Sometimes, a passage will contain more than one conclusion. However, only one of them will be the main conclusion. The other is what we call a subsidiary conclusion. It acts as support for the main conclusion. I will create an example.

John shouldn't have purchased the PT Cruiser for his wife. She cried when she saw it in the driveway, therefore she probably hated it.

First, let's identify the two conclusions. Claiming that something should or should not be done is almost always a conclusion. It is a matter of opinion, and therefore an argument, not a fact. The first sentence is a conclusion.

Pay attention to your conclusion indicators. "Therefore" is a very common one. "She probably hated it" is our other conclusion.. Remember that a conclusion has to be supported by a premise. I use a question and answer strategy to figure out which statement supports which.

Main conclusion: John shouldn't have purchased the PT Cruiser for his wife.
why?
Sub-Conclusion: Because she probably hated it.
why?
Premise: Because she cried when she saw it in the driveway.

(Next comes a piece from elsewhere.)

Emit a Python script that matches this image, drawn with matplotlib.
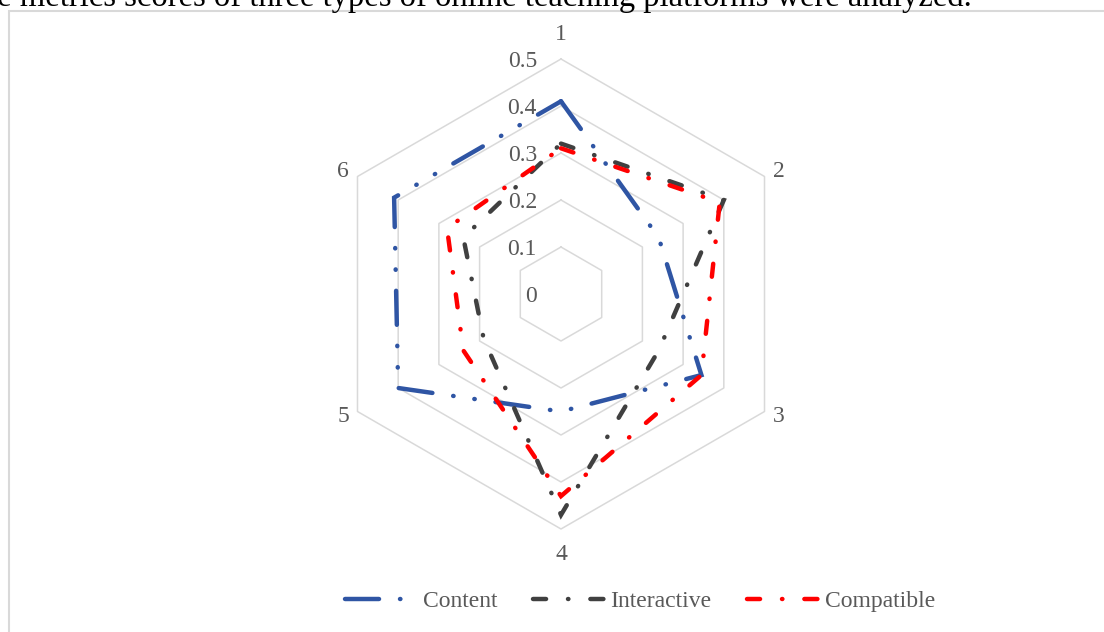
import numpy as np
import matplotlib
matplotlib.use("Agg")
from matplotlib import pyplot as plt
from matplotlib.patches import Rectangle
from matplotlib.transforms import offset_copy

# DATA
axis_labels = ["1", "2", "3", "4", "5", "6"]
r_ticks = [0, 0.1, 0.2, 0.3, 0.4, 0.5]
r_tick_labels = ["0", "0.1", "0.2", "0.3", "0.4", "0.5"]
content = [0.41, 0.24, 0.345, 0.25, 0.40, 0.41]
interactive = [0.32, 0.40, 0.24, 0.47, 0.19, 0.24]
compatible = [0.31, 0.39, 0.345, 0.43, 0.24, 0.28]
series_names = ["Content", "Interactive", "Compatible"]
caption = "The metrics scores of three types of online teaching platforms were analyzed."

plt.rcParams["font.family"] = ["Liberation Serif", "DejaVu Serif"]
plt.rcParams["lines.scale_dashes"] = False

W, H = 1104, 632
fig = plt.figure(figsize=(W / 100, H / 100), dpi=100)

# chart frame (cropped screenshot of the Excel chart area)
fig.add_artist(Rectangle((8.5 / W, -0.1), 1.2, 1.1 - 10.5 / H,
                         transform=fig.transFigure, fill=False,
                         edgecolor="#D9D9D9", lw=1.5))
fig.text(972 / W, 1 - 6 / H, caption, ha="right", va="baseline",
         fontsize=23.5, color="black")

# SET PLOT
cx, cy, rad = 561, H - 294, 235
ax = fig.add_axes([(cx - rad) / W, (cy - rad) / H, 2 * rad / W, 2 * rad / H],
                  projection="polar")
ax.set_theta_offset(np.pi / 2)
ax.set_theta_direction(-1)
ax.set_ylim(0, 0.5)
ax.grid(False)
ax.set_xticks([])
ax.set_yticks([])
ax.spines["polar"].set_visible(False)

angles = np.linspace(0, 2 * np.pi, len(axis_labels), endpoint=False)
closed = np.append(angles, angles[0])

# hexagon grid
for level in r_ticks[1:]:
    ax.plot(closed, [level] * len(closed), color="#D9D9D9", lw=1.1,
            zorder=1, clip_on=False)

# value labels next to axis 1
lab_tr = offset_copy(ax.transData, fig=fig, x=-24, y=-2.5, units="dots")
for level, txt in zip(r_ticks, r_tick_labels):
    ax.text(0, level, txt, transform=lab_tr, ha="right", va="center",
            fontsize=17, color="#595959")

# category labels
for ang, txt in zip(angles, axis_labels):
    s, c = np.sin(ang), np.cos(ang)
    dy = c * (25 if abs(c) > 0.9 else 10)
    tr = offset_copy(ax.transData, fig=fig, x=16.7 * s, y=dy, units="dots")
    ax.text(ang, 0.5, txt, transform=tr, ha="center", va="center",
            fontsize=17, color="#595959")

# series
styles = [
    ("#2F55A4", (0, (24.5, 15.1, 0.3, 15.1, 0.3, 15.1))),
    ("#404040", (0, (9.4, 15.8, 0.3, 15.8))),
    ("#FF0000", (0, (9.4, 15.8, 0.3, 15.8))),
]
for vals, name, (col, ls) in zip([content, interactive, compatible],
                                 series_names, styles):
    ax.plot(closed, vals + [vals[0]], color=col, lw=3.2, linestyle=ls,
            dash_capstyle="round", solid_capstyle="round",
            dash_joinstyle="miter", label=name, zorder=3)

leg = fig.legend(loc="center", bbox_to_anchor=(640 / W, 1 - 601 / H),
                 ncol=3, frameon=False, fontsize=17, handlelength=3.05,
                 handletextpad=0.25, columnspacing=1.5)
for t in leg.get_texts():
    t.set_color("#595959")

fig.savefig("out.png", dpi=100)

Do you see how the sub-conclusion acts as a premise for the main conclusion? That is how you will identify sub-conclusions. Notice that it doesn't work the other way around.

"She probably hated it."
why?
"Because John shouldn't have purchased it."

This doesn't make sense. The first conclusion does not support the second conclusion. The conclusion that doesn't support anything else will be the main conclusion. It is the end of the argument.

This is one of the trickier concepts to understand, but if you can master this you will be a master of argument structure in general.